Enscribed proudly on the front of Sega's Mega Drive is the 'high definition graphics' logo, though we haven't been able to experience the system's true visual capabilities until now, some 20-odd years later, in an age where HD television is more widespread. Perhaps playing Madden '90 on my 38 inch Toshiba LCD HD screen has artificially inflated my opinion of the game's graphics, but they are more than adequately clear, crisp and colourful. I was impressed by the scrolling, which is smooth even when taking into account any slowdown caused during the game's conversion from NTSC (US) to PAL (Europe). Though we had to endure such problems this side of the Atlantic, we weren't to know any different; it was only recently that I discovered how much faster the game runs on the North American Sega Genesis. Just check out how quickly the game runs in this video:

I guess the ultimate testament to Madden's enjoyability is that I'm not a fan of American football. Or perhaps it's because of my lack of familiarity with the sport that I like this game: I'm not picking apart its knowledge of offsides and time outs because I know so little of the rules anyway. Maybe such innocence is the best way to approach any game to avoid getting wrapped up in the cynical nit-picking that characterises my own videos. Not that I will stop making them or anything, but it does make one stop and think.

Sunday, 15 January 2012

Tank Battle In The Streets (Phantom Tank) on TV Boy II [Atari 2600 clone] - Fighting back vigorously for ultimate victory

This description is written in the style of Lakepalmer's Games I Am Aren't Playing.

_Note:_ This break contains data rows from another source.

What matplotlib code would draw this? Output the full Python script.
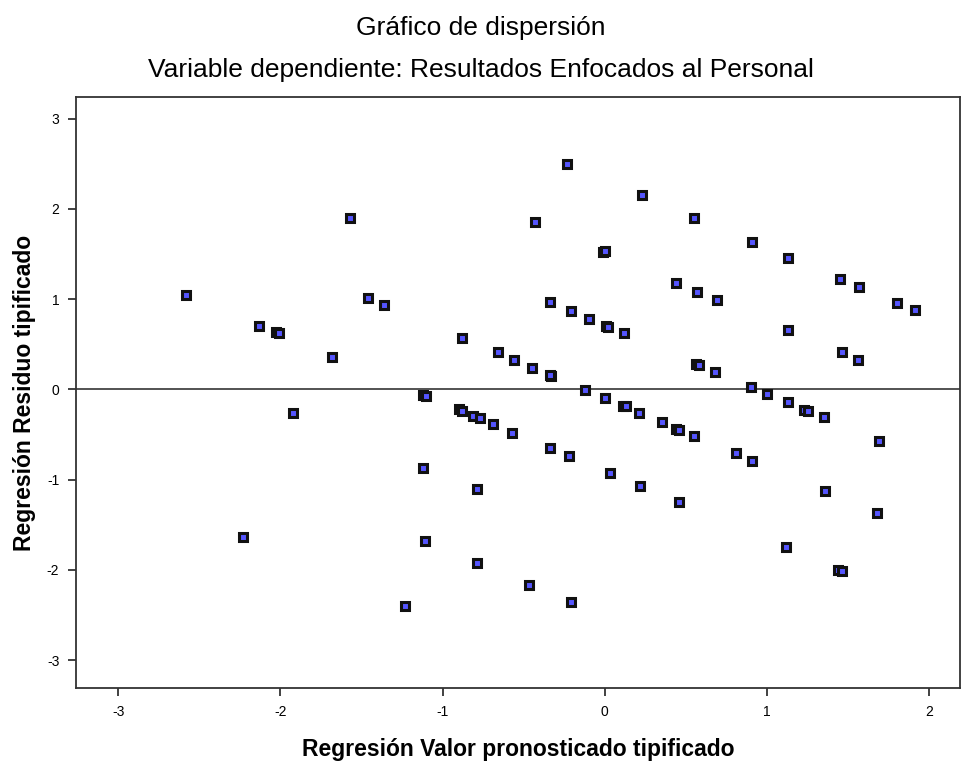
import matplotlib
matplotlib.use("Agg")
import matplotlib.pyplot as plt

plt.rcParams['font.family'] = ['Liberation Sans', 'DejaVu Sans']

title = "Gráfico de dispersión"
subtitle = "Variable dependiente: Resultados Enfocados al Personal"
xlabel = "Regresión Valor pronosticado tipificado"
ylabel = "Regresión Residuo tipificado"

pred = [-2.58, -2.23, -2.13, -2.03, -2.01, -1.92, -1.68, -1.57, -1.46, -1.36,
        -1.23, -1.12, -1.10, -1.12, -1.11, -0.88, -0.90, -0.88, -0.81, -0.77,
        -0.69, -0.66, -0.79, -0.79, -0.56, -0.57, -0.45, -0.33, -0.34, -0.47,
        -0.43, -0.34, -0.34, -0.23, -0.22, -0.21, -0.21, -0.10, -0.12, -0.01,
        0.00, 0.01, 0.02, 0.00, 0.03, 0.12, 0.11, 0.13, 0.21, 0.22,
        0.23, 0.35, 0.44, 0.44, 0.46, 0.46, 0.55, 0.57, 0.56, 0.58,
        0.55, 0.69, 0.68, 0.81, 0.90, 0.91, 0.91, 1.00, 1.13, 1.13,
        1.13, 1.12, 1.23, 1.25, 1.35, 1.36, 1.45, 1.46, 1.44, 1.46,
        1.57, 1.56, 1.69, 1.68, 1.80, 1.91]
resid = [1.05, -1.64, 0.70, 0.63, 0.62, -0.26, 0.36, 1.90, 1.01, 0.93,
         -2.40, -0.06, -0.07, -0.87, -1.68, 0.57, -0.22, -0.24, -0.29, -0.32,
         -0.38, 0.41, -1.11, -1.92, 0.32, -0.48, 0.24, 0.15, 0.16, -2.17,
         1.85, -0.65, 0.97, 2.50, -0.74, -2.36, 0.87, 0.78, -0.01, 1.52,
         1.53, 0.70, 0.69, -0.10, -0.93, 0.62, -0.18, -0.19, -0.26, -1.07,
         2.15, -0.36, 1.18, -0.44, -0.45, -1.25, 1.90, 1.08, 0.28, 0.27,
         -0.52, 0.99, 0.19, -0.71, 0.03, 1.63, -0.79, -0.05, 1.46, 0.66,
         -0.14, -1.75, -0.23, -0.24, -0.31, -1.13, 1.22, 0.41, -2.00, -2.01,
         1.13, 0.33, -0.57, -1.37, 0.96, 0.88]

xticks = [-3, -2, -1, 0, 1, 2]
yticks = [-3, -2, -1, 0, 1, 2, 3]

fig = plt.figure(figsize=(9.61, 7.64), dpi=100)
ax = fig.add_axes([76/961, 1-688/764, (960-76)/961, (688-97)/764])

ax.axhline(0, color='#444444', lw=1.3, zorder=1)
ax.plot(pred, resid, linestyle='none', marker='s', ms=5.8, mew=2.2,
        mfc='#5555ff', mec='#111111', zorder=3)

ax.set_xlim(-3.26, 2.19)
ax.set_ylim(-3.31, 3.24)
ax.set_xticks(xticks)
ax.set_yticks(yticks)
ax.set_xticklabels([str(t) for t in xticks])
ax.set_yticklabels([str(t) for t in yticks])
ax.tick_params(direction='out', length=6, width=1.3, labelsize=10, color='#333333', pad=6)
for s in ax.spines.values():
    s.set_color('#333333')
    s.set_linewidth(1.3)

ax.set_xlabel(xlabel, fontsize=16.5, fontweight='bold', labelpad=14)
ax.set_ylabel(ylabel, fontsize=16.5, fontweight='bold', labelpad=8)

fig.text(0.5, 1-28/764, title, ha='center', va='center', fontsize=19)
fig.text(0.5, 1-70/764, subtitle, ha='center', va='center', fontsize=19)

fig.savefig('out.png', dpi=100)
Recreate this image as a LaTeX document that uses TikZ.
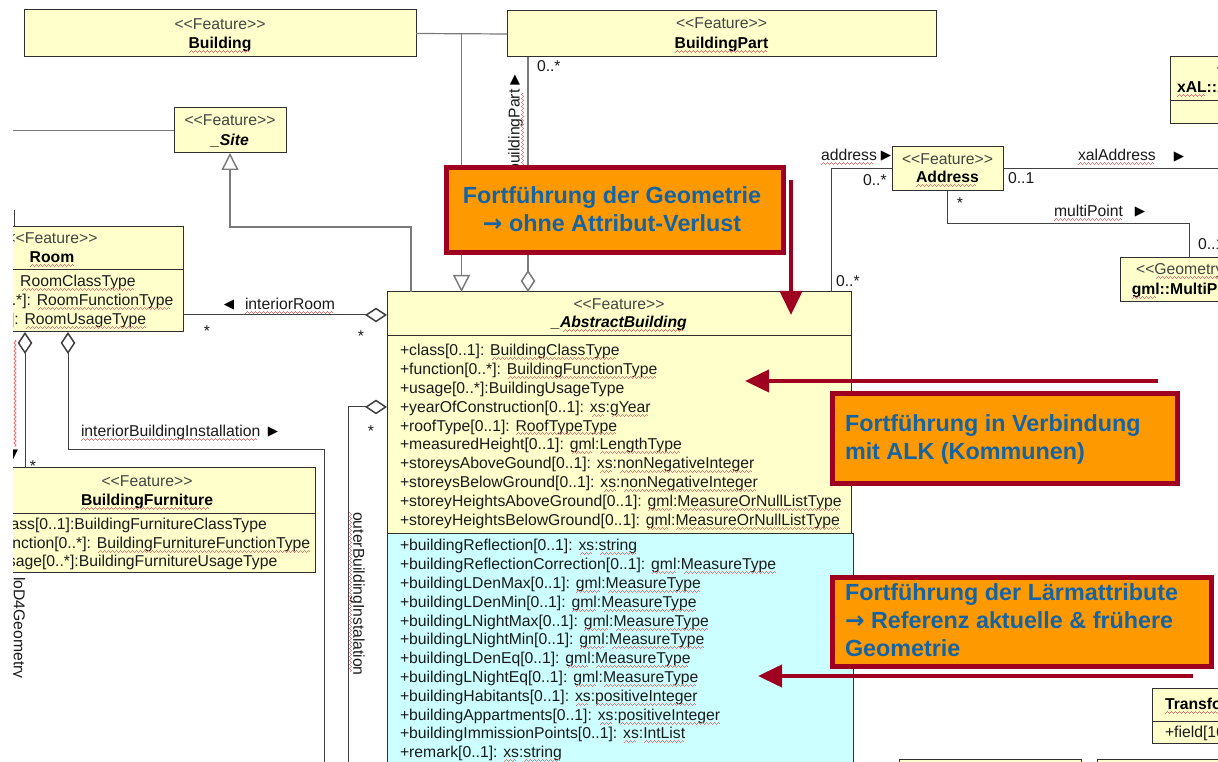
\documentclass[tikz,border=0pt]{standalone}
\usepackage{fontspec}
\setmainfont{Liberation Sans}
\newfontfamily\symf{DejaVu Sans}
\usetikzlibrary{arrows.meta,decorations.pathmorphing,calc}

\definecolor{umlyellow}{HTML}{FFFFCC}
\definecolor{umlcyan}{HTML}{CCFFFF}
\definecolor{umlframe}{HTML}{303030}
\definecolor{umlline}{HTML}{404040}
\definecolor{umlgray}{HTML}{7A7A7A}
\definecolor{umltext}{HTML}{1A1A1A}
\definecolor{stereo}{HTML}{444444}
\definecolor{squig}{HTML}{F07070}
\definecolor{noteframe}{HTML}{A00020}
\definecolor{notefill}{HTML}{FF9900}
\definecolor{notetext}{HTML}{1464A5}

% red spell-check wave under a word
\newsavebox\sqbox
\newcommand\sqwave{\hbox{\rule[-3pt]{0.75pt}{0.5pt}\rule[-2.25pt]{0.75pt}{0.5pt}\rule[-1.5pt]{0.75pt}{0.5pt}\rule[-2.25pt]{0.75pt}{0.5pt}}}
\newcommand\sq[1]{\sbox\sqbox{#1}\leavevmode\rlap{\usebox\sqbox}{\color{squig}\leaders\sqwave\hskip\wd\sqbox}}
% stereotype brackets, kept as plain angle brackets
\newcommand\stype[1]{<\kern0pt<#1>\kern0pt>}
% bold arrow used in the notes
\newcommand\notearr{{\symf\bfseries →}}

% class rectangle: name, x, y, width, height, fill (pixel units)
\newcommand\umlrect[6]{\node[classbox, fill=#6, minimum width={(#4)*0.75pt}, minimum height={(#5)*0.75pt}] (#1) at (#2,#3) {};}

\tikzset{
  classbox/.style={draw=umlframe, line width=0.75pt, inner sep=0pt, outer sep=0pt, anchor=north west},
  uml/.style={inner sep=0pt, outer sep=0pt, font=\fontsize{11.8}{14}\selectfont, text=umltext},
  stereotype/.style={uml, text=stereo, anchor=base},
  classname/.style={uml, font=\fontsize{11.8}{14}\selectfont\bfseries, text=black, anchor=base},
  attr/.style={uml, anchor=base west},
  lbl/.style={uml, anchor=base west},
  vlbl/.style={uml, anchor=center},
  mult/.style={uml, anchor=base},
  sym/.style={inner sep=0pt, outer sep=0pt, font=\symf\fontsize{10}{10}\selectfont, text=black},
  gline/.style={draw=umlgray, line width=0.9pt},
  uline/.style={draw=umlline, line width=0.75pt},
  gen/.style={-{Triangle[open, length=12.75pt, width=12.75pt, line width=1.1pt]}},
  aggS/.style={{Diamond[open, length=16.5pt, width=11pt, line width=1.1pt]}-},
  aggE/.style={-{Diamond[open, length=16.5pt, width=11pt, line width=1.1pt]}},
  note/.style={draw=noteframe, fill=notefill, line width=3.75pt, inner sep=0pt, anchor=north west},
  notetxt/.style={inner sep=0pt, outer sep=0pt, font=\bfseries\fontsize{17.5}{21}\selectfont, text=notetext},
  notearrow/.style={draw=noteframe, line width=3pt, -{Triangle[length=18pt, width=16.5pt]}},
}

\begin{document}
\begin{tikzpicture}[x=0.75pt, y=-0.75pt]
\useasboundingbox (0,0) rectangle (1218,762);
\fill[white] (0,0) rectangle (1218,762);
\begin{scope}
\clip (13,0) rectangle (1218,762);

% ---------- classes ----------
\umlrect{building}{24}{10}{392}{47}{umlyellow}
\node[stereotype] (building-st) at (220,30) {\stype{Feature}};
\node[classname] (building-nm) at (220,49) {\sq{Building}};

\umlrect{buildingpart}{507}{11}{429}{46}{umlyellow}
\node[stereotype] (buildingpart-st) at (721.5,29) {\stype{Feature}};
\node[classname] (buildingpart-nm) at (721.5,49) {\sq{BuildingPart}};

\umlrect{site}{174}{108}{112}{45}{umlyellow}
\node[stereotype] (site-st) at (230,126) {\stype{Feature}};
\node[classname, font=\fontsize{11.8}{14}\selectfont\bfseries\itshape] (site-nm) at (230,146) {\_Site};

\umlrect{room}{-79}{227}{262}{105}{umlyellow}
\draw[umlframe, line width=0.75pt] (room.west |- 0,270) -- (room.east |- 0,270);
\node[stereotype] (room-st) at (52,244) {\stype{Feature}};
\node[classname] (room-nm) at (52,263) {\sq{Room}};
\node[attr] (room-a1) at (-70,287) {+class[0..1]: \sq{RoomClassType}};
\node[attr] (room-a2) at (-70,306) {+function[0..*]: \sq{RoomFunctionType}};
\node[attr] (room-a3) at (-70,325) {+usage[0..*]: \sq{RoomUsageType}};

\umlrect{furn}{-21}{468}{336}{105}{umlyellow}
\draw[umlframe, line width=0.75pt] (furn.west |- 0,514) -- (furn.east |- 0,514);
\node[stereotype] (furn-st) at (147,487) {\stype{Feature}};
\node[classname] (furn-nm) at (147,506) {\sq{BuildingFurniture}};
\node[attr] (furn-a1) at (-10,530) {+class[0..1]:BuildingFurnitureClassType};
\node[attr] (furn-a2) at (-10,549) {+function[0..*]: \sq{BuildingFurnitureFunctionType}};
\node[attr] (furn-a3) at (-10,567) {+usage[0..*]:BuildingFurnitureUsageType};

\umlrect{noise}{387}{534}{466}{240}{umlcyan}
\umlrect{ab}{387}{292}{464}{242}{umlyellow}
\draw[umlframe, line width=0.75pt] (ab.west |- 0,336) -- (ab.east |- 0,336);
\node[stereotype] (ab-st) at (619,310) {\stype{Feature}};
\node[classname, font=\fontsize{11.8}{14}\selectfont\bfseries\itshape] (ab-nm) at (619,328) {\_\sq{AbstractBuilding}};
\foreach \t [count=\i from 0] in {
  {+class[0..1]: \sq{BuildingClassType}},
  {+function[0..*]: \sq{BuildingFunctionType}},
  {+usage[0..*]:BuildingUsageType},
  {+yearOfConstruction[0..1]: \sq{xs}:\sq{gYear}},
  {+roofType[0..1]: \sq{RoofTypeType}},
  {+measuredHeight[0..1]: \sq{gml}:\sq{LengthType}},
  {+storeysAboveGound[0..1]: \sq{xs}:\sq{nonNegativeInteger}},
  {+storeysBelowGround[0..1]: \sq{xs}:\sq{nonNegativeInteger}},
  {+storeyHeightsAboveGround[0..1]: \sq{gml}:\sq{MeasureOrNullListType}},
  {+storeyHeightsBelowGround[0..1]: \sq{gml}:\sq{MeasureOrNullListType}}}
  \node[attr] (ab-a\i) at (400,355.5+18.9*\i) {\t};
\foreach \t [count=\i from 0] in {
  {+buildingReflection[0..1]: \sq{xs}:\sq{string}},
  {+buildingReflectionCorrection[0..1]: \sq{gml}:\sq{MeasureType}},
  {+buildingLDenMax[0..1]: \sq{gml}:\sq{MeasureType}},
  {+buildingLDenMin[0..1]: \sq{gml}:\sq{MeasureType}},
  {+buildingLNightMax[0..1]: \sq{gml}:\sq{MeasureType}},
  {+buildingLNightMin[0..1]: \sq{gml}:\sq{MeasureType}},
  {+buildingLDenEq[0..1]: \sq{gml}:\sq{MeasureType}},
  {+buildingLNightEq[0..1]: \sq{gml}:\sq{MeasureType}},
  {+buildingHabitants[0..1]: \sq{xs}:\sq{positiveInteger}},
  {+buildingAppartments[0..1]: \sq{xs}:\sq{positiveInteger}},
  {+buildingImmissionPoints[0..1]: \sq{xs}:\sq{IntList}},
  {+remark[0..1]: \sq{xs}:\sq{string}}}
  \node[attr] (noise-a\i) at (400,551+18.8*\i) {\t};

\umlrect{address}{892}{147}{111}{44}{umlyellow}
\node[stereotype] (address-st) at (947.5,165) {\stype{Feature}};
\node[classname] (address-nm) at (947.5,183) {\sq{Address}};

\umlrect{mp}{1120}{258}{138}{44}{umlyellow}
\node[stereotype] (mp-st) at (1189,275) {\stype{\sq{Geometry}}};
\node[classname] (mp-nm) at (1189,295) {\sq{gml}::MultiPoint};

\umlrect{xal}{1170}{57}{180}{67}{umlyellow}
\draw[umlframe, line width=0.75pt] (xal.west |- 0,101) -- (xal.east |- 0,101);
\node[stereotype] (xal-st) at (1262,74) {\stype{Feature}};
\node[classname, anchor=base west] (xal-nm) at (1177,93) {\sq{xAL}::AddressDetails};

\umlrect{tm}{1152}{688}{160}{55}{umlyellow}
\draw[umlframe, line width=0.75pt] (tm.west |- 0,721) -- (tm.east |- 0,721);
\node[classname, anchor=base west] (tm-nm) at (1165,710) {\sq{Transformation}};
\node[attr] (tm-a1) at (1165,737) {+field[16]};

\umlrect{low1}{899}{759}{182}{20}{umlyellow}
\umlrect{low2}{1097}{759}{200}{20}{umlyellow}

% ---------- connectors ----------
\coordinate (genJ) at ($(building.east)!0.5!(buildingpart.west)$);
\draw[gline] (building.east) -- (buildingpart.west);
\draw[gline, gen] (genJ) -- (genJ |- ab.north);
\draw[gline, aggS] (ab.north -| 528,0) -- (buildingpart.south -| 528,0);
\draw[gline, gen] (ab.north -| 411,0) |- (site.south |- 0,227) -- (site.south);
\draw[gline] (site.west) -- ++(-170,0);
\draw[uline] (room.north -| 14,0) -- ++(0,-17);

\draw[uline, aggE] (room.east |- 0,315) -- (ab.west |- 0,315);
\draw[uline, aggS] (ab.west |- 0,407) -| (348,775);
\draw[uline, aggS] (room.south -| 68,0) |- (324,450) -- (324,775);
\draw[uline, aggS] (room.south -| 25,0) -- (furn.north -| 25,0);
\draw[uline] (ab.north -| 831,0) |- (address.west);
\draw[uline] (address.east) -- ++(230,0);
\draw[uline] (address.south) |- (mp.north |- 0,224) -- (mp.north);

% ---------- connector labels ----------
\node[vlbl, rotate=90] (bp-lbl) at (516,131) {\sq{buildingPart}};
\node[sym] (bp-dir) at (515,80) {▲};
\node[mult, anchor=base west] (bp-m) at (537,72) {0..*};

\node[lbl] (ir-lbl) at (245,310) {\sq{interiorRoom}};
\node[sym] (ir-dir) at (229,305) {◀};
\node[mult] (ir-m1) at (207,337) {*};
\node[mult] (ir-m2) at (361,342) {*};

\node[lbl] (ibi-lbl) at (81,437) {\sq{interiorBuildingInstallation}};
\node[sym] (ibi-dir) at (273,432) {▶};
\node[mult] (ibi-m) at (33,472) {*};

\node[vlbl, rotate=-90] (obi-lbl) at (357,594) {\sq{outerBuildingInstalation}};
\node[mult] (obi-m) at (371,437) {*};

\node[vlbl, rotate=-90] (lod-lbl) at (18,628) {loD4Geometry};
\draw[squig, line width=0.6pt, decorate, decoration={zigzag, segment length=3pt, amplitude=0.8pt}] (room.south -| 15,0) ++(0,8) -- ++(0,107);
\node[sym] (lod-dir) at (13,455) {▼};

\node[lbl] (addr-lbl) at (821,161) {\sq{address}};
\node[sym] (addr-dir) at (886,156) {▶};
\node[mult, anchor=base west] (addr-m1) at (863,186) {0..*};
\node[mult, anchor=base west] (addr-m2) at (836,287) {0..*};

\node[lbl] (xal-lbl) at (1078,161) {\sq{xalAddress}};
\node[sym] (xal-dir) at (1179,157) {▶};
\node[mult, anchor=base west] (xal-m) at (1008,184) {0..1};

\node[lbl] (mp-lbl) at (1054,217) {\sq{multiPoint}};
\node[sym] (mp-dir) at (1140,212) {▶};
\node[mult] (mp-m1) at (960,209) {*};
\node[mult, anchor=base west] (mp-m2) at (1198,250) {0..1};

% ---------- notes ----------
\node[note, minimum width={337*0.75pt}, minimum height={85*0.75pt}] (note1) at (443.5,165.5) {};
\node[notetxt, anchor=base] (note1-l1) at (612,204) {Fortführung der Geometrie};
\node[notetxt, anchor=base] (note1-l2) at (612,232) {\notearr{} ohne Attribut-Verlust};

\node[note, minimum width={345*0.75pt}, minimum height={90*0.75pt}] (note2) at (829.5,391.5) {};
\node[notetxt, anchor=base west] (note2-l1) at (845,432) {Fortführung in Verbindung};
\node[notetxt, anchor=base west] (note2-l2) at (845,460) {mit ALK (Kommunen)};

\node[note, minimum width={379*0.75pt}, minimum height={89*0.75pt}] (note3) at (829.5,575.5) {};
\node[notetxt, anchor=base west] (note3-l1) at (845,601) {Fortführung der Lärmattribute};
\node[notetxt, anchor=base west] (note3-l2) at (845,629) {\notearr{} Referenz aktuelle \& frühere};
\node[notetxt, anchor=base west] (note3-l3) at (845,657) {Geometrie};

\coordinate (arr1s) at (791,180);
\coordinate (arr1e) at (791,315);
\coordinate (arr2s) at (1158,381);
\coordinate (arr2e) at (745,381);
\coordinate (arr3s) at (1193,676);
\coordinate (arr3e) at (758,676);
\draw[notearrow] (arr1s) -- (arr1e);
\draw[notearrow] (arr2s) -- (arr2e);
\draw[notearrow] (arr3s) -- (arr3e);
\end{scope}
\end{tikzpicture}
\end{document}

The inhabitants of coloured crate land have a bit of a problem. It's those pesky ghost tanks, you see. They magically fall from the sky at an alarming rate to collapse pile after pile of painstakingly stacked pallets with brightly coloured beanbags. The inhabitants, who spent all day constructing them, are tired of their hard work being ruined by these supernatural deviants, and worse still, they are being driven to madness (and often blindness) by the tanks' incessant flicker. For the sake of their mental and physical health, you have been charged with the task of destroying these pests once and for all.

Requisitioning a tank (or is it a block of cheese on wheels?) from the local military history museum, you load up your Ghostbuster phantom destructor thingy and make your way through the streets and across the village green, trapping those ghouls in miniature balls along the way. Actually, I think that was stolen from Pokemon or something. But the fact remains, you must rid this town of each and every one of those phantom fools before the local health service is overrun.

Nah, I made that up. *This* is the actual story (as seen in the image to the right):
"The energy base is being attacked by 4 or 5 vicious phantom tanks. You, driving the only armored car in the base, is fighting back vigorously for ultimate victory.

"Taking the walls as defense both sides begin street battle. The phantom tanks are finally extinguished by your vigorous fires.

"On second round, you and the enemy are confronting each other at both sides of the river. There are two bridges across the river, you must destroy the phantom tanks the moment the move onto the bridge or block their attack by moving your armored car across the river.

"The decisive battle is taken on the prairie. The enemy, with their five tanks at the same time, are attacking the base vigorously. You have to fire quickly and accurately to destroy them."

I shouldn't have bothered writing my own made up story because the real one is much better. I do so love a good bit of Engrish!